Pretoria/Brussels  |   17 Aug 2005

With its brutal slum and street clearance campaign "Murambatsvina", Zimbabwe's governance has reached a low point which it is now almost impossible for its neighbours to ignore, despite the reluctance until now of African governments and institutions to be openly critical.

Zimbabwe's Operation Murambatsvina: The Tipping Point?,* the latest report from the International Crisis Group, examines the campaign and its impact against the background of the country's dramatic economic and political deterioration, and endorses the devastating findings of the report of the UN Secretary-General's Special Envoy, Anna Tibaijuka of Tanzania.

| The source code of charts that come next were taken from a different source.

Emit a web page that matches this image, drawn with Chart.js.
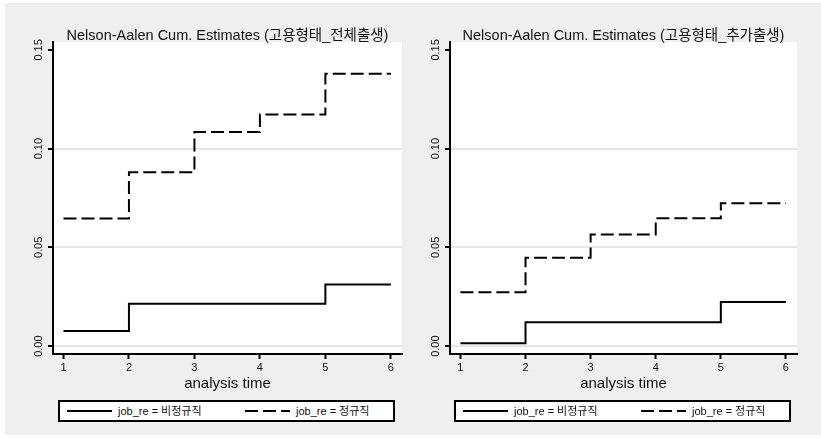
<!DOCTYPE html>
<html>
<head>
<meta charset="utf-8">
<script src="https://cdn.jsdelivr.net/npm/chart.js@4/dist/chart.umd.min.js"></script>
<style>
  html, body { margin: 0; padding: 0; }
  body { width: 821px; height: 438px; position: relative; overflow: hidden; background: #fff;
         font-family: "Liberation Sans", "Noto Sans CJK KR", sans-serif; }
  #bg { position: absolute; left: 5px; top: 3px; width: 816px; height: 432px; background: #efefef; }
  .panel { position: absolute; top: 0; height: 438px; }
  .legend { position: absolute; top: 400px; height: 18px; border: 2px solid #000; background: #fff;
            font-size: 11px; color: #111; }
  .legend .item { position: absolute; top: 0; height: 18px; line-height: 18px; white-space: nowrap; }
  .legend svg { position: absolute; top: 8px; }
</style>
</head>
<body>
<div id="bg"></div>
<div class="panel" style="left:0;width:410px"><canvas id="c1" width="410" height="438"></canvas></div>
<div class="panel" style="left:410px;width:411px"><canvas id="c2" width="411" height="438"></canvas></div>
<div class="legend" id="lg1" style="left:58px;width:333px"></div>
<div class="legend" id="lg2" style="left:454px;width:333px"></div>
<script>
// Nelson-Aalen cumulative hazard by employment type (step values per analysis time)
const times = [1, 2, 3, 4, 5, 6];
const totalNonRegular = [0.0076, 0.0214, 0.0214, 0.0214, 0.0312, 0.0312];
const totalRegular    = [0.0646, 0.0880, 0.1084, 0.1173, 0.1379, 0.1379];
const addNonRegular   = [0.0015, 0.0121, 0.0121, 0.0121, 0.0223, 0.0223];
const addRegular      = [0.0273, 0.0447, 0.0565, 0.0648, 0.0724, 0.0724];

const xTicks = [1, 2, 3, 4, 5, 6];
const yTicks = [0, 0.05, 0.10, 0.15];
const seriesLabels = ['job_re = 비정규직', 'job_re = 정규직'];
const panelTitles = [
  'Nelson-Aalen Cum. Estimates (고용형태_전체출생)',
  'Nelson-Aalen Cum. Estimates (고용형태_추가출생)'
];
const xTitle = 'analysis time';

const FONT = '"Liberation Sans", "Noto Sans CJK KR", sans-serif';
const DASH = [13, 5];

const panelDecor = {
  id: 'panelDecor',
  beforeDraw(chart) {
    const a = chart.chartArea, ctx = chart.ctx;
    ctx.save();
    ctx.fillStyle = '#ffffff';
    ctx.fillRect(a.left, a.top, a.right - a.left, a.bottom - a.top);
    ctx.restore();
  },
  afterDraw(chart, args, opts) {
    const a = chart.chartArea, ctx = chart.ctx;
    const ys = chart.scales.y;
    ctx.save();
    ctx.fillStyle = '#111';
    // panel title
    ctx.font = '14.5px ' + FONT;
    ctx.textAlign = 'center';
    ctx.textBaseline = 'middle';
    ctx.fillText(opts.title, (a.left + a.right) / 2, a.top - 6);
    // x axis title
    ctx.font = '15px ' + FONT;
    ctx.fillText(xTitle, (a.left + a.right) / 2, a.bottom + 30);
    // y tick labels, rotated to read upward
    ctx.font = '11px ' + FONT;
    yTicks.forEach(v => {
      const py = ys.getPixelForValue(v);
      ctx.save();
      ctx.translate(a.left - 14, py);
      ctx.rotate(-Math.PI / 2);
      ctx.fillText(v.toFixed(2), 0, 0);
      ctx.restore();
    });
    ctx.restore();
  }
};

function makePanel(id, title, solid, dashed, yWidth, padRight) {
  const mk = (vals, dash, label) => ({
    label,
    data: times.map((t, i) => ({ x: t, y: vals[i] })),
    stepped: 'before',
    borderColor: '#000',
    borderWidth: 2,
    borderDash: dash,
    pointRadius: 0,
    fill: false
  });
  return new Chart(document.getElementById(id), {
    type: 'line',
    data: { datasets: [mk(solid, [], seriesLabels[0]), mk(dashed, DASH, seriesLabels[1])] },
    options: {
      responsive: false,
      animation: false,
      layout: { padding: { left: 0, top: 42, right: padRight, bottom: 44 } },
      plugins: { legend: { display: false }, tooltip: { enabled: false }, panelDecor: { title } },
      scales: {
        x: {
          type: 'linear', min: 0.84, max: 6.17,
          afterBuildTicks: s => { s.ticks = xTicks.map(v => ({ value: v })); },
          afterFit: s => { s.height = 40; },
          ticks: { color: '#111', font: { size: 11, family: FONT }, padding: 2, maxRotation: 0, autoSkip: false },
          grid: { drawOnChartArea: false, tickLength: 5, tickWidth: 2, tickColor: '#000' },
          border: { color: '#000', width: 2 }
        },
        y: {
          type: 'linear', min: -0.004, max: 0.154,
          afterBuildTicks: s => { s.ticks = yTicks.map(v => ({ value: v })); },
          afterFit: s => { s.width = yWidth; },
          ticks: { display: false },
          grid: {
            color: c => (c.tick && c.tick.value === 0.15) ? 'rgba(0,0,0,0)' : '#e6e6e6',
            lineWidth: 2, tickLength: 5, tickWidth: 2, tickColor: '#000'
          },
          border: { color: '#000', width: 2 }
        }
      }
    },
    plugins: [panelDecor]
  });
}

makePanel('c1', panelTitles[0], totalNonRegular, totalRegular, 53, 8);
makePanel('c2', panelTitles[1], addNonRegular, addRegular, 40, 24);

function buildLegend(id) {
  const box = document.getElementById(id);
  const entries = [
    { dash: '', x0: 7, label: seriesLabels[0] },
    { dash: '13 5', x0: 185, label: seriesLabels[1] }
  ];
  entries.forEach(e => {
    const svg = document.createElementNS('http://www.w3.org/2000/svg', 'svg');
    svg.setAttribute('width', '45'); svg.setAttribute('height', '2');
    svg.style.left = e.x0 + 'px';
    const ln = document.createElementNS('http://www.w3.org/2000/svg', 'line');
    ln.setAttribute('x1', '0'); ln.setAttribute('y1', '1');
    ln.setAttribute('x2', '45'); ln.setAttribute('y2', '1');
    ln.setAttribute('stroke', '#000'); ln.setAttribute('stroke-width', '2');
    if (e.dash) ln.setAttribute('stroke-dasharray', e.dash);
    svg.appendChild(ln);
    box.appendChild(svg);
    const t = document.createElement('div');
    t.className = 'item';
    t.style.left = (e.x0 + 51) + 'px';
    t.textContent = e.label;
    box.appendChild(t);
  });
}
buildLegend('lg1');
buildLegend('lg2');
</script>
</body>
</html>
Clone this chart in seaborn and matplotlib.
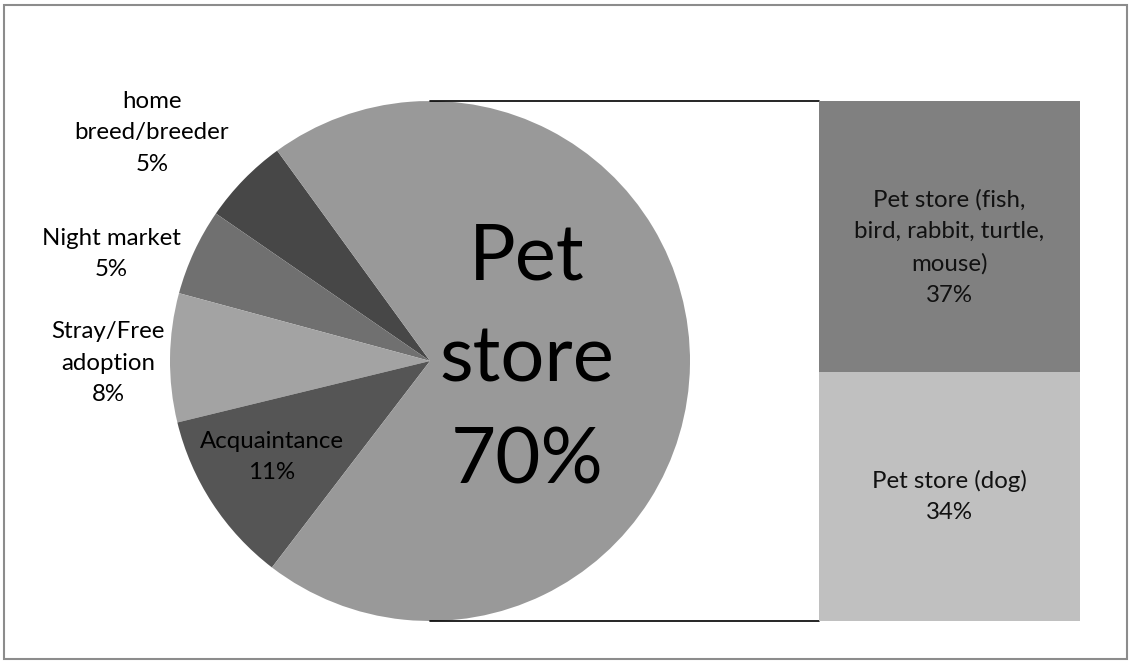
import matplotlib
matplotlib.use("Agg")
import matplotlib.pyplot as plt
import seaborn as sns
import numpy as np
from matplotlib.lines import Line2D
from matplotlib.patches import Rectangle

# Where pets were obtained (share of respondents, %)
pie_labels = ["home\nbreed/breeder", "Night market", "Stray/Free\nadoption",
              "Acquaintance", "Pet store"]
pie_values = [5.4, 5.4, 8.0, 10.8, 70.4]
pie_colors = ["#474747", "#707070", "#a3a3a3", "#555555", "#999999"]

# Breakdown of the pet store slice
bar_labels = ["Pet store (dog)", "Pet store (fish,\nbird, rabbit, turtle,\nmouse)"]
bar_values = [34, 37]
bar_colors = ["#c0c0c0", "#808080"]

sns.set_theme(style="white")
plt.rcParams["font.family"] = ["Lato", "DejaVu Sans"]

W, H = 1132, 664
fig = plt.figure(figsize=(W / 100, H / 100), dpi=100)
fig.patch.set_facecolor("white")

# Pie axes in pixel-like units (y measured upward)
ax = fig.add_axes([0, 0, 1, 1])
cx, cy, r = 430, H - 361, 260
wedges, _ = ax.pie(pie_values, colors=pie_colors, startangle=126,
                   center=(cx, cy), radius=r, frame=True,
                   wedgeprops=dict(linewidth=0))
ax.set_xlim(0, W)
ax.set_ylim(0, H)
ax.set_aspect("equal")
ax.axis("off")

label_pos = [(152, 133), (111, 254), (108, 363), (272, 457), (527, 360)]
fs_small = 17.3
ls_small = 1.62
for lab, val, (px, py) in zip(pie_labels, pie_values, label_pos):
    if lab == "Pet store":
        ax.text(px, H - py, f"Pet\nstore\n{val:.0f}%", ha="center", va="center",
                fontsize=56, color="black", linespacing=1.55)
    else:
        ax.text(px, H - py, f"{lab}\n{val:.0f}%", ha="center", va="center",
                fontsize=fs_small, color="black", linespacing=ls_small)

# Stacked bar for the pet store split
bx0, bx1, by0, by1 = 819, 1080, 101, 621
bax = fig.add_axes([bx0 / W, (H - by1) / H, (bx1 - bx0) / W, (by1 - by0) / H])
total = sum(bar_values)
sns.barplot(x=["Pet store"], y=[total], color=bar_colors[1], width=1.0,
            saturation=1, ax=bax, linewidth=0)
sns.barplot(x=["Pet store"], y=[bar_values[0]], color=bar_colors[0], width=1.0,
            saturation=1, ax=bax, linewidth=0)
bax.set_xlim(-0.5, 0.5)
bax.set_ylim(0, total)
bax.axis("off")
bottoms = np.cumsum([0] + bar_values[:-1])
for lab, val, b in zip(bar_labels, bar_values, bottoms):
    yoff = -1.5 if b > 0 else 0
    bax.text(0, b + val / 2 + yoff, f"{lab}\n{val}%", ha="center", va="center",
             fontsize=fs_small, color="#111111", linespacing=ls_small)

# Connector lines from the pie to the bar
for yy in (cy + r, cy - r):
    ax.add_line(Line2D([cx, bx0], [yy, yy], color="black", linewidth=1.2))

# Outer chart border
fig.add_artist(Rectangle((4 / W, 5 / H), (W - 9) / W, (H - 10) / H,
                         transform=fig.transFigure, fill=False,
                         edgecolor="#8c8c8c", linewidth=1.5))

fig.savefig("out.png", dpi=100, facecolor="white")
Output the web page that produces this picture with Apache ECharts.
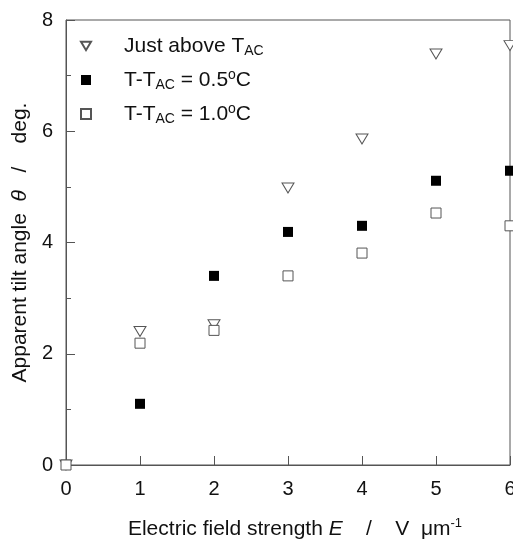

"Murambatsvina has made even worse the desperate economic and humanitarian situation of a country that has been sliding downhill for a half-decade", says Gareth Evans, President of Crisis Group. "The UN report has exposed the regime's brutality and explicitly confronted the international community, not least elsewhere in Africa, with its responsibility to protect the people of Zimbabwe".

Operation Murambatsvina (Restore Order) cost some 700,000 Zimbabweans their homes or livelihoods or both and otherwise affected nearly a fifth of the country's population. It has returned Zimbabwe to the international spotlight, and there is much greater awareness that international action is urgent and unavoidable, not only to help deal with the humanitarian consequences of the mass evictions and forced displacement, but longer range measures to deal with Zimbabwe's fundamental governance problem.

The report argues that real reform will require efforts on three parallel tracks: the maintenance of overt international pressure, support for building internal political capacity and, above all, active regional diplomacy to facilitate political transition.

"The situation cries out for strong African diplomatic efforts - especially from South Africa, by far the most influential single government, the Southern African Development Community and the African Union", says Suliman Baldo, Director of Crisis Group's Africa Program. "Quiet diplomacy is fine in an African context, but that doesn't mean it has to be weak."